_TASK DESCRIPTION:_ Copy every line with the string "this" in it.

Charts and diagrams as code
____

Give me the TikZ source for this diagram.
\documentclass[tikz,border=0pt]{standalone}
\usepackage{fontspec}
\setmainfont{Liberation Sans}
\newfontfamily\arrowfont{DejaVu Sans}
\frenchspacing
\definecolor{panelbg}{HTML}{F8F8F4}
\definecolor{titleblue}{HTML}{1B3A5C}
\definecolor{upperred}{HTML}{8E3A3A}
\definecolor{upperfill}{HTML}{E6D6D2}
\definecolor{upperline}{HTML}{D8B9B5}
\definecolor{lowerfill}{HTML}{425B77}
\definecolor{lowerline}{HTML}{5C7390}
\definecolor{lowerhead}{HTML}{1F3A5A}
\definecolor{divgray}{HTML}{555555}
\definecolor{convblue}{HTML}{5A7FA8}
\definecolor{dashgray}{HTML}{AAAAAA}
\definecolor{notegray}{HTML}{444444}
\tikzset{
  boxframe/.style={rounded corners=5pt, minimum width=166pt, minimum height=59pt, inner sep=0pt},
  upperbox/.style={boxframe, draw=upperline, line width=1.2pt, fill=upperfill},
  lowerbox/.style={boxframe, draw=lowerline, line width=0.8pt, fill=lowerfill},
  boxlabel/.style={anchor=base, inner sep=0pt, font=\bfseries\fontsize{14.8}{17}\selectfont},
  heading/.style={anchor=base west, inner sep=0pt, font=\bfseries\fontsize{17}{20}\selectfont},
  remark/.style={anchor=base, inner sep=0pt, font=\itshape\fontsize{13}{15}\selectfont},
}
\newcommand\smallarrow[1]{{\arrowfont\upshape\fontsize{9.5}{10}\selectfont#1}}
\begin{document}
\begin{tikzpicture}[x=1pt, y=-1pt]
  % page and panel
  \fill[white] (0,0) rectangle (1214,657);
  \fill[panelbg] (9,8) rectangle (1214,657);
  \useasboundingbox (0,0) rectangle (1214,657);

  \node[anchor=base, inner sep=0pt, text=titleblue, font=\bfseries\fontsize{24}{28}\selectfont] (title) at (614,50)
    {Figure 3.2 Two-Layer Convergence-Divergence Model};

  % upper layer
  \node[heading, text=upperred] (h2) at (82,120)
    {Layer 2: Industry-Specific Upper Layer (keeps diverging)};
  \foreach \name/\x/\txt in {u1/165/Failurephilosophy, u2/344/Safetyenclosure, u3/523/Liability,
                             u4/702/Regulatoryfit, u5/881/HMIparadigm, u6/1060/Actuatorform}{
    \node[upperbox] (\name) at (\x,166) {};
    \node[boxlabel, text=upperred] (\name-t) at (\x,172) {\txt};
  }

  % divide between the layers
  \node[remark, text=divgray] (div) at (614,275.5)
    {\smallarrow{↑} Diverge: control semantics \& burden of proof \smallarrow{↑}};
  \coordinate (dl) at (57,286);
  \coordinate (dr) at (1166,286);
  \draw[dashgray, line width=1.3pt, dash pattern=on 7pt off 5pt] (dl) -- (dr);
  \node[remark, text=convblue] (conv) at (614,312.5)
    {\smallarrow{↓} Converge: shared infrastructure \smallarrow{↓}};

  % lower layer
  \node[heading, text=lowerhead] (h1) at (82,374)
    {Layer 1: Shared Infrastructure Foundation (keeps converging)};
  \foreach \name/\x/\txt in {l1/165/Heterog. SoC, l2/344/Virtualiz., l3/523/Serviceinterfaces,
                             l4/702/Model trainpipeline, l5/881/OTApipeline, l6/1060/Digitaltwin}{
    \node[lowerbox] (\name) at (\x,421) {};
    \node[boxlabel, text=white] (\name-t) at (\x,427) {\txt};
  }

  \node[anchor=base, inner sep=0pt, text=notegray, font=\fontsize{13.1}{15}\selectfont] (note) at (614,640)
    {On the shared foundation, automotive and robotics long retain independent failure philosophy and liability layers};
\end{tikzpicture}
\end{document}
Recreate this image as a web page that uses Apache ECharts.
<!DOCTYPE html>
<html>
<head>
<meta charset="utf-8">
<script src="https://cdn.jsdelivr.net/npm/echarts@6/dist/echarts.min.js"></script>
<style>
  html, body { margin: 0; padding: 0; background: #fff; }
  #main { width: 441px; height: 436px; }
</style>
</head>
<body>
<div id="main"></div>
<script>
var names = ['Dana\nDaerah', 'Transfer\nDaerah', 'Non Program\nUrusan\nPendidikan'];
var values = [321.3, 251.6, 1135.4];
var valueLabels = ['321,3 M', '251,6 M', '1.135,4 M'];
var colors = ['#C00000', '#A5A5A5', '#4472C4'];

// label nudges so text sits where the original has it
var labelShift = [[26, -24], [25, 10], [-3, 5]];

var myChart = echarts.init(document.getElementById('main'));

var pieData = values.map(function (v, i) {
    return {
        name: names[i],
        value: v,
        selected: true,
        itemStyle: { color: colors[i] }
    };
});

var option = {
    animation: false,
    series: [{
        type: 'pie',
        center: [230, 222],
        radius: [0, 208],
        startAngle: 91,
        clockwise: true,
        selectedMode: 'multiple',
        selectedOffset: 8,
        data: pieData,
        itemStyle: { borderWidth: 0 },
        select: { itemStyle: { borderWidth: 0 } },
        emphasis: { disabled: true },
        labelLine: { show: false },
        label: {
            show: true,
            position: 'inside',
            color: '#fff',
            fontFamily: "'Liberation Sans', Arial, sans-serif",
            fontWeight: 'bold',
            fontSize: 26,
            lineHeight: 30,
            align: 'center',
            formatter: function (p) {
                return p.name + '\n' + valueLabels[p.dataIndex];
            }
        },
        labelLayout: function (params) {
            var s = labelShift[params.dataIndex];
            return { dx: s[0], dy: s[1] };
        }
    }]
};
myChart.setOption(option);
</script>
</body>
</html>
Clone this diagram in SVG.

____

_WRITTEN RESPONSE:_
Give me the TikZ source for this diagram.
Recreate this image as a web page that uses Apache ECharts.
Clone this diagram in SVG.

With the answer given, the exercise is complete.